Tu me demandes des nouvelles d’Henriette, cher rat ; je n’en ai pas et je ne suis pas prêt à t’en donner. Les Collier sont maintenant à Chaillot ; c’est derrière le bois de Boulogne. Je n’ai pas le temps d’y aller souvent. Gertrude m’a écrit pour me donner son adresse et me dire qu’Henriette allait mieux. L’opinion de M. Cloquet, c’est qu’elle est très malade ; voilà tout ce qu’il m’en a dit. Elles lui ont plu extrêmement ; il les trouve charmantes. Herbert n’est pas venu me voir ; il a peur de se perdre dans Paris. Mais je l’ai vu chez sa mère ; il n’est pas changé et m’a dit comme par le passé : « Arthémise, la brosse, la brosse. Bonjour, voisin. »

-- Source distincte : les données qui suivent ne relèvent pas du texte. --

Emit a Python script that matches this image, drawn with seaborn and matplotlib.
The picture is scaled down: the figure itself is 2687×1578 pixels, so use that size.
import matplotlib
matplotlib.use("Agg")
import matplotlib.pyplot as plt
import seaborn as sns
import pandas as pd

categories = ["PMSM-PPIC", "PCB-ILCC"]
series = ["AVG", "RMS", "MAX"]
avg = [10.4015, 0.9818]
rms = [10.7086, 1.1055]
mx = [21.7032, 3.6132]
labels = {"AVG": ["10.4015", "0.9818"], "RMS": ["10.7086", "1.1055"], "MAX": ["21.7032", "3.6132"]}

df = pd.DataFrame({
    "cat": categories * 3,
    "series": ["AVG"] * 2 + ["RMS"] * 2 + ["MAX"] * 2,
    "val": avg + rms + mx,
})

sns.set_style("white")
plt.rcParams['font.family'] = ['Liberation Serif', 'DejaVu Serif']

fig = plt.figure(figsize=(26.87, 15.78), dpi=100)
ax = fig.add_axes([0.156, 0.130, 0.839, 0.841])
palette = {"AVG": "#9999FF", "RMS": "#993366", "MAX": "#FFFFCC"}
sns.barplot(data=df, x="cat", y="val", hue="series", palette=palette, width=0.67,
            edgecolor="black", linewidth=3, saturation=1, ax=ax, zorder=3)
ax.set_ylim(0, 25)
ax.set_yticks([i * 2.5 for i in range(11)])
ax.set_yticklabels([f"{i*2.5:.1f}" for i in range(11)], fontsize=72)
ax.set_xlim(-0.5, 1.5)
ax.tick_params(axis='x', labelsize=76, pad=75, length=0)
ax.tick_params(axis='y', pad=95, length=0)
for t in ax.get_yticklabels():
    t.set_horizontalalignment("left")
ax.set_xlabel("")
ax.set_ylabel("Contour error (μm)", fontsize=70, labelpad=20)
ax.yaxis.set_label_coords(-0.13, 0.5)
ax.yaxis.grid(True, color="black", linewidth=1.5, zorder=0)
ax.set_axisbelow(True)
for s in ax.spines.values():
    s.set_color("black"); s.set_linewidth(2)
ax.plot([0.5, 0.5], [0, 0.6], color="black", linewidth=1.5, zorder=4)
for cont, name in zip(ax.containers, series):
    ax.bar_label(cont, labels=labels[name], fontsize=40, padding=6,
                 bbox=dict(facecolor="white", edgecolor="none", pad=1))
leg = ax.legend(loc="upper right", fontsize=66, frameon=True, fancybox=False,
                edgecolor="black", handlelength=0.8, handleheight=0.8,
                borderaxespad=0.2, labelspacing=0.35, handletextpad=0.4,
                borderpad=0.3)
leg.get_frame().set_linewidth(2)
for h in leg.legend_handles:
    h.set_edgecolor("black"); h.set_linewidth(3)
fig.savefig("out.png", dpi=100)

Si tu savais, vieux rat, combien je pense à cette bienheureuse fin du mois d’août et à la manière dont je me précipiterai hors l’École de Droit quand je serai reçu[1] ! quelles bêtises je dirai et je ferai dans la voiture avec toi ! quelles grimaces et quelles bouffonneries ! je te promets un rire comme tu n’en as jamais entendu.


  1. Flaubert échoua à ce deuxième examen.